On Tuesday, May 23, the Seventh Commission of the House of Representatives of the Colombian Congress approved the health reform bill proposed by the government of President Gustavo Petro and Vice-President Francia Márquez. The reform bill received 14 votes in favor and six against in the debate which is the first stage in the parliamentary process.
During over 8 hours of debate, the members of the commission incorporated 14 new articles and eliminated nine proposed articles. The representatives approved a series of new articles with proposals related to topics such as capitation payments, identification of human talent in health, among others.
Similarly, the officials rejected articles that proposed allocating funds on a regional basis, strengthening of the Health System Resource Administrators (ADRES), among others. Health Minister Guillermo Alfonso Jaramillo reported that the decisions were made together with the different political parties, in order to advance the debate and seek a middle ground.
In addition to the members of the ruling left-wing Historic Pact coalition, the legislators of the Liberal and the U parties, despite their reservations, voted in favor of the majority of the articles.
The approval of the health reform was celebrated by President Petro, health minister Jaramillo, among other leaders.
“Hard work, deep debate.
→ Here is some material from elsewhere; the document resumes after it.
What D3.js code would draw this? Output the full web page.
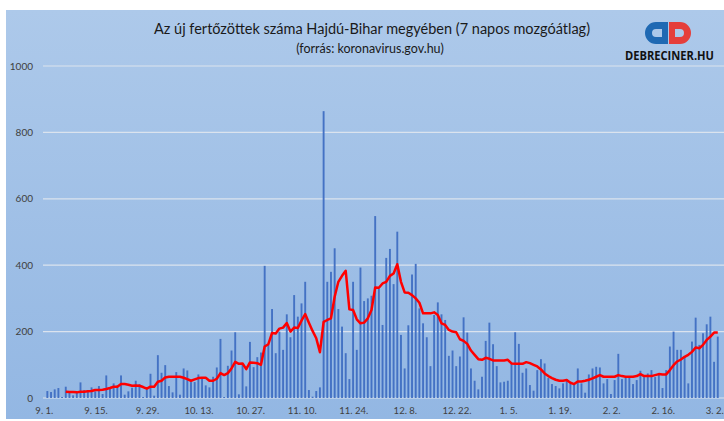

Much deeper than when Law 100 was passed [in 1993]. I congratulate the work of congressmen and congresswomen,” wrote President Petro on twitter, welcoming the approval of the reform.
For his part, health minister Jaramillo thanked the Commission for approving the reform, adding that the government wants “the best for Colombia” and that it “will continue working for the country to have a great public healthcare system.”
The commission approved 143 articles “that will change the country’s health system and will allow all Colombians to have a model with quality infrastructure, health workers with good salaries and working conditions, and patients with comprehensive care. We will continue to build a better country,” tweeted the Health Ministry.
The health reform promoted by the Petro government seeks to make healthcare a universal right. It proposes a public-private hybrid model that prioritizes primary care to prevent deaths. It suggests creating healthcare access points in each neighborhood and town of the country to ensure every Colombian has access to this service. It advocates the elimination of the intermediation exercised by private insurers (EPS) and the creation of a national health system based on a social insurance model, financed by parafiscal contributions from social security contributions and the nation’s own resources. It also guarantees good conditions and benefits for workers in the sector. The reform is one of the pillars of the national government and marks its agenda of changes for the country.
To become a law, the bill will have to go through three more debates and votes: one in the plenary session of the House of Representatives and two in the Senate.
This week, the commission is also scheduled to debate on the labor reform bill presented by the Petro government. The labor reform bill proposes to reduce working hours, boost overtime pay and expand workers’ rights, among other measures.